[Start STORED DATA]

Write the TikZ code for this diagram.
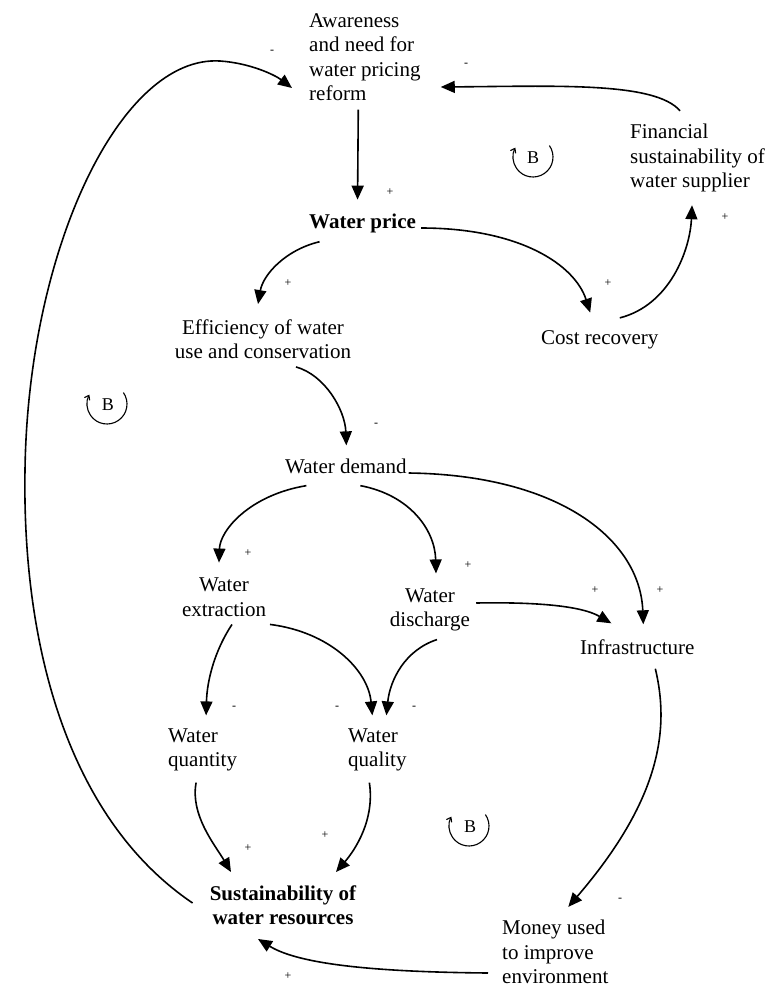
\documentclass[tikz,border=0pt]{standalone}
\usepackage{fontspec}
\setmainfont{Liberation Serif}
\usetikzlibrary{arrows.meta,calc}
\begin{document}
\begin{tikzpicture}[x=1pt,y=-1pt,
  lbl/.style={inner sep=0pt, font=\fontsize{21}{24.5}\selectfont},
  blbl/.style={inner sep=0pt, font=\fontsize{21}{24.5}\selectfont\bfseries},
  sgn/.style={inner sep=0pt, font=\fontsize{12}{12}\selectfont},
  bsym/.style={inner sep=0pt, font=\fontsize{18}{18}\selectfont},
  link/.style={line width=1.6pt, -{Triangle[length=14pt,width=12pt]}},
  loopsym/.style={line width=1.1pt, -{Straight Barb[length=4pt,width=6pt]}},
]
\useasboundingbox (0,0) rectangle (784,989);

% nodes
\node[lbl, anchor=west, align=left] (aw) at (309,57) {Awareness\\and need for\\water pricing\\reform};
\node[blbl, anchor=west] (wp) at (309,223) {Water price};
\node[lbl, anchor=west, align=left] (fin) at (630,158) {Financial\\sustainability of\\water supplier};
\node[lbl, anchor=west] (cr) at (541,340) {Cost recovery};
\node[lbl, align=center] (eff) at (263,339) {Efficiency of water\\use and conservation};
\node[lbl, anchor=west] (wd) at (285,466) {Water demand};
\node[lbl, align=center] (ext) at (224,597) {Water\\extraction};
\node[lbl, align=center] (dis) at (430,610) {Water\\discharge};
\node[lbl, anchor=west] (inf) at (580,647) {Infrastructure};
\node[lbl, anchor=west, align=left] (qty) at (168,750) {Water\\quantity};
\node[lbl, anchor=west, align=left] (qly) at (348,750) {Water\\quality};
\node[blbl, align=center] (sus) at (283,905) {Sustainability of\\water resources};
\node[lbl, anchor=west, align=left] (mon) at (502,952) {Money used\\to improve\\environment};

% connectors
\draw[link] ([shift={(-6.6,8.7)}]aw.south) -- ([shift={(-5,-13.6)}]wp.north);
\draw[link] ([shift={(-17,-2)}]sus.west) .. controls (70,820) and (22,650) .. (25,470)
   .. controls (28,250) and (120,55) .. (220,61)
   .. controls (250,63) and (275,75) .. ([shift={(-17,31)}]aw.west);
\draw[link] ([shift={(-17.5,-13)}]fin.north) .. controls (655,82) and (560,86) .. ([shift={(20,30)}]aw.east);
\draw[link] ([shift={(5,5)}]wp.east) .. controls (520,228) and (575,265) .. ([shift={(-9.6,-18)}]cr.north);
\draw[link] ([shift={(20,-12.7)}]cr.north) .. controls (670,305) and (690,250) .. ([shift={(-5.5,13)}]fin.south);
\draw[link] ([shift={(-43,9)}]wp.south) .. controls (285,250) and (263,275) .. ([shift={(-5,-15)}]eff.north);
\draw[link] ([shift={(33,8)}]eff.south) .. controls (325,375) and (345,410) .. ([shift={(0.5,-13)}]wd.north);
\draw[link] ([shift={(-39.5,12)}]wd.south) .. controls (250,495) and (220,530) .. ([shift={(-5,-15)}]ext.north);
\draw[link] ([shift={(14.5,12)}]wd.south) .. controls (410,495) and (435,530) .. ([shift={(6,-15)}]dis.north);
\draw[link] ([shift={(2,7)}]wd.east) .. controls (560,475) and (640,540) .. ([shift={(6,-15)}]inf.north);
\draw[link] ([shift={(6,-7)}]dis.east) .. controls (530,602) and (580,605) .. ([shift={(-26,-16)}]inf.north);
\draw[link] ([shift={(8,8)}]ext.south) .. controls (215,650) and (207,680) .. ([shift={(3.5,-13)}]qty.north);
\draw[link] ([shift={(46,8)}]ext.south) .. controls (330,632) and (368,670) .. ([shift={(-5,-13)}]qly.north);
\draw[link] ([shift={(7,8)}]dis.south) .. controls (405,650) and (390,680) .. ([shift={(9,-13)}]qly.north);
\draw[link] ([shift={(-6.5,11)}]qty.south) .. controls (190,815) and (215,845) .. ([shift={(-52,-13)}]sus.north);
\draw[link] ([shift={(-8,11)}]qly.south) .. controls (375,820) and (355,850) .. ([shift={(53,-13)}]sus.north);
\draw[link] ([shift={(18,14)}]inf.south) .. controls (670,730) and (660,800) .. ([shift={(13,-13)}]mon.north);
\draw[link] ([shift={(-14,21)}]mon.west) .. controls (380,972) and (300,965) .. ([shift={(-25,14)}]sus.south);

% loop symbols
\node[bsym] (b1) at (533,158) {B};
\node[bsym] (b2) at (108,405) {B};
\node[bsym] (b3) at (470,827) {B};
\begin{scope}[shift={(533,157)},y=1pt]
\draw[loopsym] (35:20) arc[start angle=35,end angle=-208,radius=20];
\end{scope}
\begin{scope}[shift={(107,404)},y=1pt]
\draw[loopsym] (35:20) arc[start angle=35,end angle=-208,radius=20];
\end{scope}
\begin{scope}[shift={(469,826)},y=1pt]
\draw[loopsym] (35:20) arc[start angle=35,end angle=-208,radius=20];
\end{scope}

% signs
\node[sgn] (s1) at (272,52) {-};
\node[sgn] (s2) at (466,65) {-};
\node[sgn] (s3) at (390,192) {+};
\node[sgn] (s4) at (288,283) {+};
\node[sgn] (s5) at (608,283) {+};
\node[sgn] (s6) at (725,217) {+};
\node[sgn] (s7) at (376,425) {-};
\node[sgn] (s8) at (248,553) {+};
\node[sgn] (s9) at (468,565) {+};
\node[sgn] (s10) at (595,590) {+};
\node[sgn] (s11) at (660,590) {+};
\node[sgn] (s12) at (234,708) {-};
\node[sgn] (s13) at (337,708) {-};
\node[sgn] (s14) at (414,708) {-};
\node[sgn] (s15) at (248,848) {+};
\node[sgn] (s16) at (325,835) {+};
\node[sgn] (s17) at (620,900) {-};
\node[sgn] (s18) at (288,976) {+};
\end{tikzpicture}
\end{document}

[End STORED DATA]

▶ [WHAT THE TASK REQUIRES] Repeat, word for word and with no pictures, only the lines running from the beginning of the data to the line that contains "(0,0) rectangle (784,989);".

▶ [FULL ANSWER]
Write the TikZ code for this diagram.
\documentclass[tikz,border=0pt]{standalone}
\usepackage{fontspec}
\setmainfont{Liberation Serif}
\usetikzlibrary{arrows.meta,calc}
\begin{document}
\begin{tikzpicture}[x=1pt,y=-1pt,
  lbl/.style={inner sep=0pt, font=\fontsize{21}{24.5}\selectfont},
  blbl/.style={inner sep=0pt, font=\fontsize{21}{24.5}\selectfont\bfseries},
  sgn/.style={inner sep=0pt, font=\fontsize{12}{12}\selectfont},
  bsym/.style={inner sep=0pt, font=\fontsize{18}{18}\selectfont},
  link/.style={line width=1.6pt, -{Triangle[length=14pt,width=12pt]}},
  loopsym/.style={line width=1.1pt, -{Straight Barb[length=4pt,width=6pt]}},
]
\useasboundingbox (0,0) rectangle (784,989);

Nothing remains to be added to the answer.